## Information supplied
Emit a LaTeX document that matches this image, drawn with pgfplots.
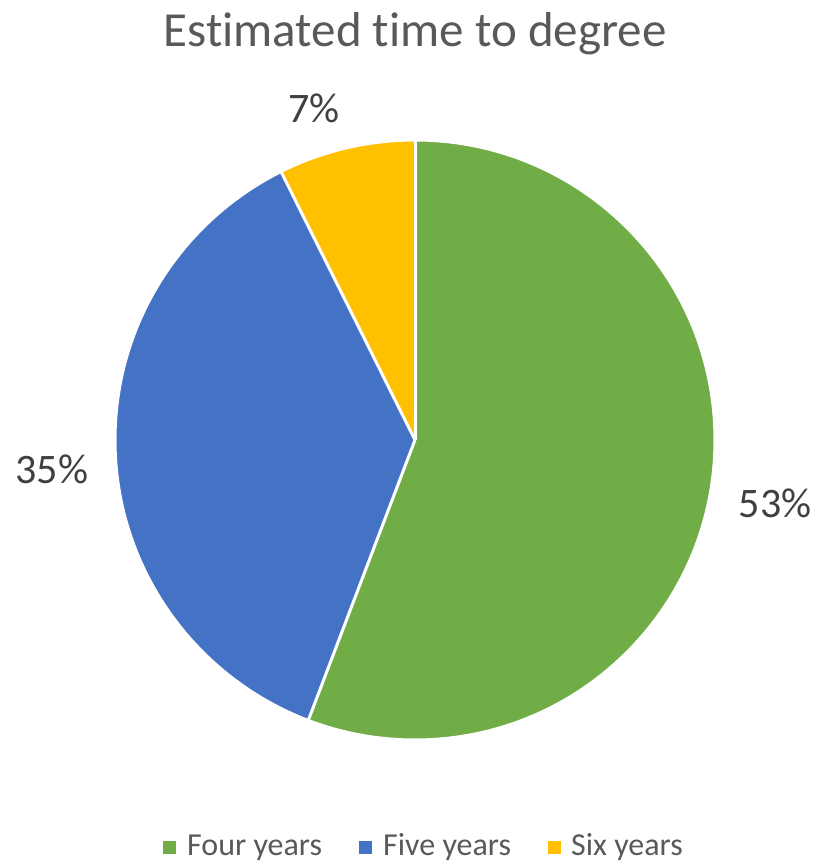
\documentclass[border=0pt]{standalone}
\usepackage{pgfplots}
\usepackage{pgfplotstable}
\pgfplotsset{compat=1.18}
\usepackage{fontspec}
\setmainfont{Carlito}[Ligatures=NoCommon]

\definecolor{fourC}{HTML}{70AD47}
\definecolor{fiveC}{HTML}{4472C4}
\definecolor{sixC}{HTML}{FFC000}
\definecolor{titleC}{HTML}{595959}
\definecolor{labelC}{HTML}{404040}

% share of students by estimated time to degree
\pgfplotstableread{
label value
Four  53
Five  35
Six   7
}\piedata

\pgfplotstablegetelem{0}{value}\of\piedata \let\vA\pgfplotsretval
\pgfplotstablegetelem{1}{value}\of\piedata \let\vB\pgfplotsretval
\pgfplotstablegetelem{2}{value}\of\piedata \let\vC\pgfplotsretval
\pgfmathsetmacro\tot{\vA+\vB+\vC}
% slices run clockwise from twelve o'clock
\pgfmathsetmacro\aO{90}
\pgfmathsetmacro\aA{\aO-360*(\vA/\tot)}
\pgfmathsetmacro\aB{\aA-360*(\vB/\tot)}
\pgfmathsetmacro\aC{\aB-360*(\vC/\tot)}

\begin{document}
\begin{tikzpicture}
\begin{axis}[
  width=815pt, height=863pt, scale only axis,
  xmin=0, xmax=815, ymin=0, ymax=863,
  hide axis, clip=false,
]
\path (rel axis cs:0,0) rectangle (rel axis cs:1,1);
% slices
\fill[fourC] (axis cs:415,423) -- ++(\aO:300pt) arc[start angle=\aO, end angle=\aA, radius=300pt] -- cycle;
\fill[fiveC] (axis cs:415,423) -- ++(\aA:300pt) arc[start angle=\aA, end angle=\aB, radius=300pt] -- cycle;
\fill[sixC]  (axis cs:415,423) -- ++(\aB:300pt) arc[start angle=\aB, end angle=\aC, radius=300pt] -- cycle;
% white separators
\draw[white, line width=3pt, line join=round] (axis cs:415,423) -- ++(\aO:300pt);
\draw[white, line width=3pt, line join=round] (axis cs:415,423) -- ++(\aA:300pt);
\draw[white, line width=3pt, line join=round] (axis cs:415,423) -- ++(\aB:300pt);
\draw[white, line width=3pt] (axis cs:415,423) ++(\aO:300pt) arc[start angle=\aO, end angle=\aC, radius=300pt];

% title
\node[anchor=base, text=titleC, font=\fontsize{49}{58}\selectfont, inner sep=0pt]
  at (axis cs:415,816) {Estimated time to degree};

% data labels
\node[anchor=base, text=labelC, font=\fontsize{42}{50}\selectfont, inner sep=0pt]
  at (axis cs:775,345) {\vA\%};
\node[anchor=base, text=labelC, font=\fontsize{42}{50}\selectfont, inner sep=0pt]
  at (axis cs:52,379) {\vB\%};
\node[anchor=base, text=labelC, font=\fontsize{42}{50}\selectfont, inner sep=0pt]
  at (axis cs:314,740) {\vC\%};

% legend
\fill[fourC] (axis cs:163,9) rectangle (axis cs:176,22);
\node[anchor=base west, text=titleC, font=\fontsize{32}{38}\selectfont, inner sep=0pt]
  at (axis cs:187,8) {Four years};
\fill[fiveC] (axis cs:359,9) rectangle (axis cs:372,22);
\node[anchor=base west, text=titleC, font=\fontsize{32}{38}\selectfont, inner sep=0pt]
  at (axis cs:383,8) {Five years};
\fill[sixC] (axis cs:548,9) rectangle (axis cs:561,22);
\node[anchor=base west, text=titleC, font=\fontsize{32}{38}\selectfont, inner sep=0pt]
  at (axis cs:571,8) {Six years};
\end{axis}
\end{tikzpicture}
\end{document}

## Prompt
Transcribe all of the material exactly, leaving out whatever pictures it contains.

## Right answer
Emit a LaTeX document that matches this image, drawn with pgfplots.
\documentclass[border=0pt]{standalone}
\usepackage{pgfplots}
\usepackage{pgfplotstable}
\pgfplotsset{compat=1.18}
\usepackage{fontspec}
\setmainfont{Carlito}[Ligatures=NoCommon]

\definecolor{fourC}{HTML}{70AD47}
\definecolor{fiveC}{HTML}{4472C4}
\definecolor{sixC}{HTML}{FFC000}
\definecolor{titleC}{HTML}{595959}
\definecolor{labelC}{HTML}{404040}

% share of students by estimated time to degree
\pgfplotstableread{
label value
Four  53
Five  35
Six   7
}\piedata

\pgfplotstablegetelem{0}{value}\of\piedata \let\vA\pgfplotsretval
\pgfplotstablegetelem{1}{value}\of\piedata \let\vB\pgfplotsretval
\pgfplotstablegetelem{2}{value}\of\piedata \let\vC\pgfplotsretval
\pgfmathsetmacro\tot{\vA+\vB+\vC}
% slices run clockwise from twelve o'clock
\pgfmathsetmacro\aO{90}
\pgfmathsetmacro\aA{\aO-360*(\vA/\tot)}
\pgfmathsetmacro\aB{\aA-360*(\vB/\tot)}
\pgfmathsetmacro\aC{\aB-360*(\vC/\tot)}

\begin{document}
\begin{tikzpicture}
\begin{axis}[
  width=815pt, height=863pt, scale only axis,
  xmin=0, xmax=815, ymin=0, ymax=863,
  hide axis, clip=false,
]
\path (rel axis cs:0,0) rectangle (rel axis cs:1,1);
% slices
\fill[fourC] (axis cs:415,423) -- ++(\aO:300pt) arc[start angle=\aO, end angle=\aA, radius=300pt] -- cycle;
\fill[fiveC] (axis cs:415,423) -- ++(\aA:300pt) arc[start angle=\aA, end angle=\aB, radius=300pt] -- cycle;
\fill[sixC]  (axis cs:415,423) -- ++(\aB:300pt) arc[start angle=\aB, end angle=\aC, radius=300pt] -- cycle;
% white separators
\draw[white, line width=3pt, line join=round] (axis cs:415,423) -- ++(\aO:300pt);
\draw[white, line width=3pt, line join=round] (axis cs:415,423) -- ++(\aA:300pt);
\draw[white, line width=3pt, line join=round] (axis cs:415,423) -- ++(\aB:300pt);
\draw[white, line width=3pt] (axis cs:415,423) ++(\aO:300pt) arc[start angle=\aO, end angle=\aC, radius=300pt];

% title
\node[anchor=base, text=titleC, font=\fontsize{49}{58}\selectfont, inner sep=0pt]
  at (axis cs:415,816) {Estimated time to degree};

% data labels
\node[anchor=base, text=labelC, font=\fontsize{42}{50}\selectfont, inner sep=0pt]
  at (axis cs:775,345) {\vA\%};
\node[anchor=base, text=labelC, font=\fontsize{42}{50}\selectfont, inner sep=0pt]
  at (axis cs:52,379) {\vB\%};
\node[anchor=base, text=labelC, font=\fontsize{42}{50}\selectfont, inner sep=0pt]
  at (axis cs:314,740) {\vC\%};

% legend
\fill[fourC] (axis cs:163,9) rectangle (axis cs:176,22);
\node[anchor=base west, text=titleC, font=\fontsize{32}{38}\selectfont, inner sep=0pt]
  at (axis cs:187,8) {Four years};
\fill[fiveC] (axis cs:359,9) rectangle (axis cs:372,22);
\node[anchor=base west, text=titleC, font=\fontsize{32}{38}\selectfont, inner sep=0pt]
  at (axis cs:383,8) {Five years};
\fill[sixC] (axis cs:548,9) rectangle (axis cs:561,22);
\node[anchor=base west, text=titleC, font=\fontsize{32}{38}\selectfont, inner sep=0pt]
  at (axis cs:571,8) {Six years};
\end{axis}
\end{tikzpicture}
\end{document}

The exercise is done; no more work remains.